ほたるの語源は、「炎垂」とも「星垂」とも言われる。たった10日で命が尽きる成虫が恋の炎を燃やすのは、梅雨時のむし暑い夜。
飛翔のピークは夜の8時頃とのこと。丁度、辰野駅の前では、町を挙げての「ほたる祭り」が開催されており、町内の方が売っていた手作りのおにぎり食べて、6時頃「ほたる童謡公園」に行った。数千匹のほたるが舞うということだったので、どんな山の中かと思ったら、辰野の駅前から15分くらいの所で綺麗に整備された公園だった。
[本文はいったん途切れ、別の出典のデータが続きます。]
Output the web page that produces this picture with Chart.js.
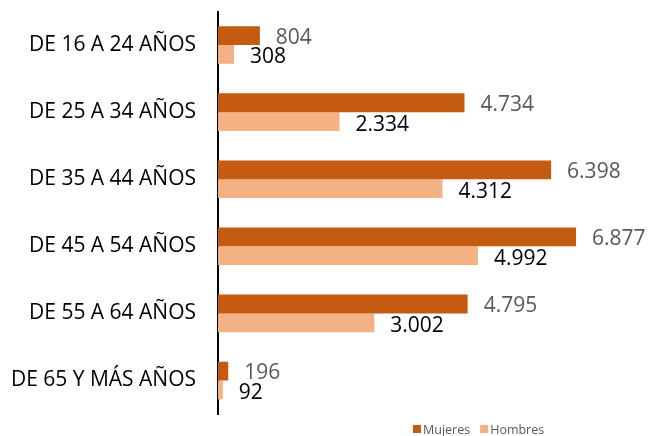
<!DOCTYPE html>
<html>
<head>
<meta charset="utf-8">
<script src="https://cdn.jsdelivr.net/npm/chart.js@4/dist/chart.umd.min.js"></script>
<style>
html,body{margin:0;padding:0;background:#fff;}
#wrap{width:650px;height:436px;position:relative;}
</style>
</head>
<body>
<div id="wrap"><canvas id="c" width="650" height="436"></canvas></div>
<script>
const categories = ["DE 16 A 24 AÑOS","DE 25 A 34 AÑOS","DE 35 A 44 AÑOS","DE 45 A 54 AÑOS","DE 55 A 64 AÑOS","DE 65 Y MÁS AÑOS"];
const mujeres = [804, 4734, 6398, 6877, 4795, 196];
const hombres = [308, 2334, 4312, 4992, 3002, 92];
const seriesNames = ["Mujeres","Hombres"];
const colors = ["#C55A11","#F4B183"];
const labelColors = ["#595959","#000000"];

const FONT = "'Open Sans', sans-serif";
function fmt(v){ return String(v).replace(/\B(?=(\d{3})+(?!\d))/g, "."); }

const labelPlugin = {
  id: 'valueLabels',
  afterDatasetsDraw(chart){
    const ctx = chart.ctx;
    ctx.save();
    ctx.font = "21px " + FONT;
    ctx.textAlign = 'left';
    ctx.textBaseline = 'middle';
    chart.data.datasets.forEach((ds, di) => {
      const meta = chart.getDatasetMeta(di);
      ctx.fillStyle = labelColors[di];
      meta.data.forEach((bar, i) => {
        const dy = di === 0 ? 2 : 3;
        ctx.fillText(fmt(ds.data[i]), bar.x + 16, bar.y + dy);
      });
    });
    ctx.restore();
  }
};

const legendPlugin = {
  id: 'customLegend',
  afterDraw(chart){
    const ctx = chart.ctx;
    ctx.save();
    ctx.font = "12.5px " + FONT;
    ctx.textBaseline = 'middle';
    ctx.textAlign = 'left';
    let x = 413;
    const y = 429;
    seriesNames.forEach((name, i) => {
      ctx.fillStyle = colors[i];
      ctx.fillRect(x, y - 4, 8, 8);
      ctx.fillStyle = '#595959';
      ctx.fillText(name, x + 10, y + 1);
      x += 10 + ctx.measureText(name).width + 10;
    });
    ctx.restore();
  }
};

new Chart(document.getElementById('c'), {
  type: 'bar',
  data: {
    labels: categories,
    datasets: [
      { label: seriesNames[0], data: mujeres, backgroundColor: colors[0], barPercentage: 1, categoryPercentage: 0.56 },
      { label: seriesNames[1], data: hombres, backgroundColor: colors[1], barPercentage: 1, categoryPercentage: 0.56 }
    ]
  },
  options: {
    indexAxis: 'y',
    responsive: false,
    animation: false,
    maintainAspectRatio: false,
    layout: { padding: { left: 0, right: 15.5, top: 11.5, bottom: 22 } },
    plugins: { legend: { display: false }, tooltip: { enabled: false } },
    scales: {
      x: { display: false, min: 0, max: 8000 },
      y: {
        grid: { display: false, drawTicks: true, tickLength: 22 },
        border: { display: true, color: '#000', width: 2 },
        ticks: { color: '#000', padding: 0, font: { family: FONT, size: 21, lineHeight: 1 } },
        afterFit(scale){ scale.width = 218; }
      }
    }
  },
  plugins: [labelPlugin, legendPlugin]
});
</script>
</body>
</html>
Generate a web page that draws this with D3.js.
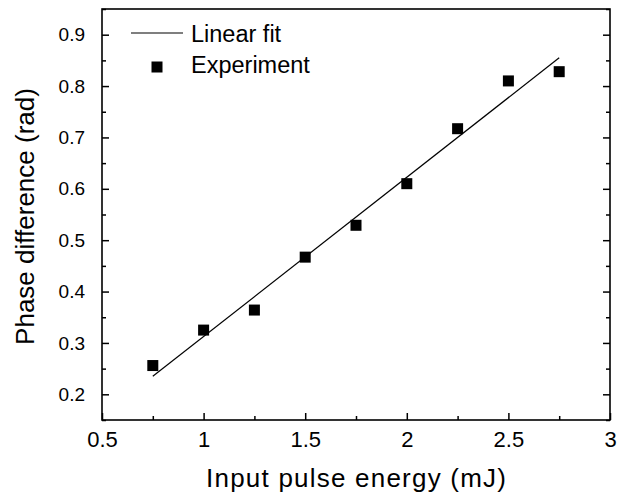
<!DOCTYPE html>
<html>
<head>
<meta charset="utf-8">
<script src="https://cdn.jsdelivr.net/npm/d3@7"></script>
<style>
  body { margin: 0; background: #fff; }
  text { font-family: "Liberation Sans", Arial, sans-serif; fill: #000; }
</style>
</head>
<body>
<div id="chart"></div>
<script>
var energy = [0.75, 1.0, 1.25, 1.5, 1.75, 2.0, 2.25, 2.5, 2.75];
var phase = [0.256, 0.325, 0.364, 0.467, 0.529, 0.610, 0.717, 0.810, 0.828];
var fitX = [0.75, 2.75];
var fitY = [0.235, 0.855];
var xTicks = [0.5, 1, 1.5, 2, 2.5, 3];
var yTicks = [0.2, 0.3, 0.4, 0.5, 0.6, 0.7, 0.8, 0.9];
var legendLabels = ["Linear fit", "Experiment"];

var width = 618, height = 497;
var margin = {left: 102, right: 8, top: 9, bottom: 77};

var svg = d3.select("#chart").append("svg")
    .attr("width", width)
    .attr("height", height);

var x = d3.scaleLinear().domain([0.5, 3]).range([margin.left, width - margin.right]);
var y = d3.scaleLinear().domain([0.15, 0.95]).range([height - margin.bottom, margin.top]);

var xMinor = d3.range(0.75, 3, 0.5);
var yMinor = d3.range(0.15, 0.951, 0.1).map(function (d) { return +d.toFixed(2); });

// bottom axis, ticks pointing in
var gx = svg.append("g").attr("transform", "translate(0," + y.range()[0] + ")");
gx.call(d3.axisBottom(x).tickValues(xTicks).tickSizeInner(-7).tickSizeOuter(0)
    .tickPadding(11).tickFormat(d3.format("")));
gx.append("g").call(d3.axisBottom(x).tickValues(xMinor).tickSize(-4).tickFormat(""));

// left axis
var gy = svg.append("g").attr("transform", "translate(" + x.range()[0] + ",0)");
gy.call(d3.axisLeft(y).tickValues(yTicks).tickSizeInner(-7).tickSizeOuter(0)
    .tickPadding(17).tickFormat(d3.format(".1f")));
gy.append("g").call(d3.axisLeft(y).tickValues(yMinor).tickSize(-4).tickFormat(""));

// right axis, ticks only
var gr = svg.append("g").attr("transform", "translate(" + x.range()[1] + ",0)");
gr.call(d3.axisRight(y).tickValues(yTicks).tickSizeInner(-7).tickSizeOuter(0).tickFormat(""));
gr.append("g").call(d3.axisRight(y).tickValues(yMinor).tickSize(-4).tickFormat(""));

svg.selectAll(".domain").remove();
svg.selectAll(".tick line").attr("stroke", "#000").attr("stroke-width", 1.5);
svg.selectAll(".tick text").style("font-family", "'Liberation Sans', Arial, sans-serif");
gx.selectAll(".tick text").style("font-size", "22px");
gy.selectAll(".tick text").style("font-size", "19px");

// frame
svg.append("rect")
    .attr("x", x.range()[0]).attr("y", y.range()[1])
    .attr("width", x.range()[1] - x.range()[0])
    .attr("height", y.range()[0] - y.range()[1])
    .attr("fill", "none").attr("stroke", "#000").attr("stroke-width", 1.6);

// fit line
var line = d3.line().x(function (d) { return x(d[0]); }).y(function (d) { return y(d[1]); });
svg.append("path")
    .datum(d3.zip(fitX, fitY))
    .attr("d", line)
    .attr("fill", "none").attr("stroke", "#000").attr("stroke-width", 1.2);

// points
var s = 11;
svg.append("g").selectAll("rect")
    .data(d3.zip(energy, phase))
    .join("rect")
    .attr("x", function (d) { return x(d[0]) - s / 2; })
    .attr("y", function (d) { return y(d[1]) - s / 2; })
    .attr("width", s).attr("height", s)
    .attr("fill", "#000");

// legend
var leg = svg.append("g");
leg.append("line").attr("x1", 131).attr("x2", 183).attr("y1", 33).attr("y2", 33)
    .attr("stroke", "#000").attr("stroke-width", 1.2);
leg.append("rect").attr("x", 157 - s / 2).attr("y", 67 - s / 2).attr("width", s).attr("height", s)
    .attr("fill", "#000");
leg.selectAll("text").data(legendLabels).join("text")
    .attr("x", 191)
    .attr("y", function (d, i) { return 41.5 + i * 31; })
    .style("font-size", "23.5px")
    .text(function (d) { return d; });

// axis titles
svg.append("text")
    .attr("x", (x.range()[0] + x.range()[1]) / 2)
    .attr("y", 487)
    .attr("text-anchor", "middle")
    .attr("textLength", 300)
    .attr("lengthAdjust", "spacing")
    .style("font-size", "26px")
    .text("Input pulse energy (mJ)");

svg.append("text")
    .attr("transform", "translate(34," + ((y.range()[0] + y.range()[1]) / 2 + 2) + ") rotate(-90)")
    .attr("text-anchor", "middle")
    .style("font-size", "26px")
    .text("Phase difference (rad)");
</script>
</body>
</html>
この日は生憎の低温で、ちゃんと冬物を着込んで来ている人もいたけれど、私は半袖のポロシャツ。体をこすったり、縦好きと押しくら饅頭をして時間を潰したが、寒くてほたるを待つのが辛かった。
それでもほたるが幻想的に光り始め、フワッ、フワッと舞う姿を見た時には一瞬だが寒さを忘れた。
ほたるの数が多い時はこんなものではないらしいが、「これくらいの方がきれいでいいかも」などと、負け惜しみを言いながら帰ってきた。
私は子供の頃、ほたるを良く見たが、縦好きは初めてだったようで、「街路灯に集まる蛾も何もかもがほたるに見える」とすっかりほたるの舞に魅了されたようだ。